Secondly, my astrologer told me that I was a nun in a past life.  Strangely, this resonates especially with Rob who said I was very nun-like when we first met.  I reminded him that at that moment, I was reading his Rune cards at his bachelor pad cabin during a fund raiser for Canadian Crossroads International and I had gotten there in my car painted like a Holstein cow.  But the point was that I had carried over some of these nun characteristics with me to this present life.  In the past I was obedient to the scriptures, but now, I guide my life according to my heart.  Not exactly a giant leap of logic for anyone who knows me but there is further proof.

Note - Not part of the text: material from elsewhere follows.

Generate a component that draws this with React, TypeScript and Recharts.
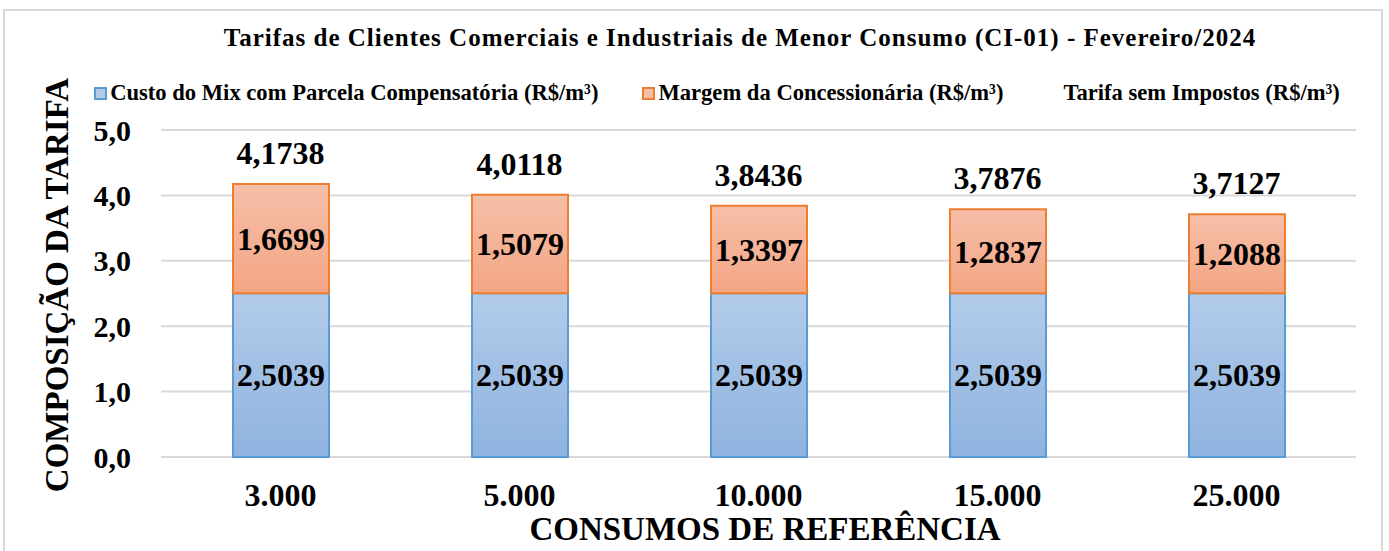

A few days ago I was flashing my tatoo in my favorite coffee shop.  The story of the old thing goes back 20 years when I got a divorce from my first husband.  This was long before tatoos became fashionable and common.  I needed something powerful to mark the moment, to solidify my decision to choose growth and mystery instead of what I had; stale stability and predictability.  What I needed was to travel extensively, to roam around aimlessly, to explore wildly whatever opportunity afforded.  First it was the train across Canada and by the time I got to Halifax I had the tatoo well thought out; an anchor with a heart in the middle on my ankle.  My brother Pierre was in the navy then so he knew the place to take me on the shaddy side of town.  I reasoned I needed something strong to anchor me into a new life, with new outlooks and philosophies.  How easily it would have been to slip back into the comfort and ease of my marriage that no longer fit properly, like a sloppy old shoe.  The heart was obvious, to give me tender guidance to my soul.  Remarkably, all that remains of the tatoo today is the heart; no more need for that cold hard anchor. I am firmly on my path now, only parts of me wishes I knew where it was going.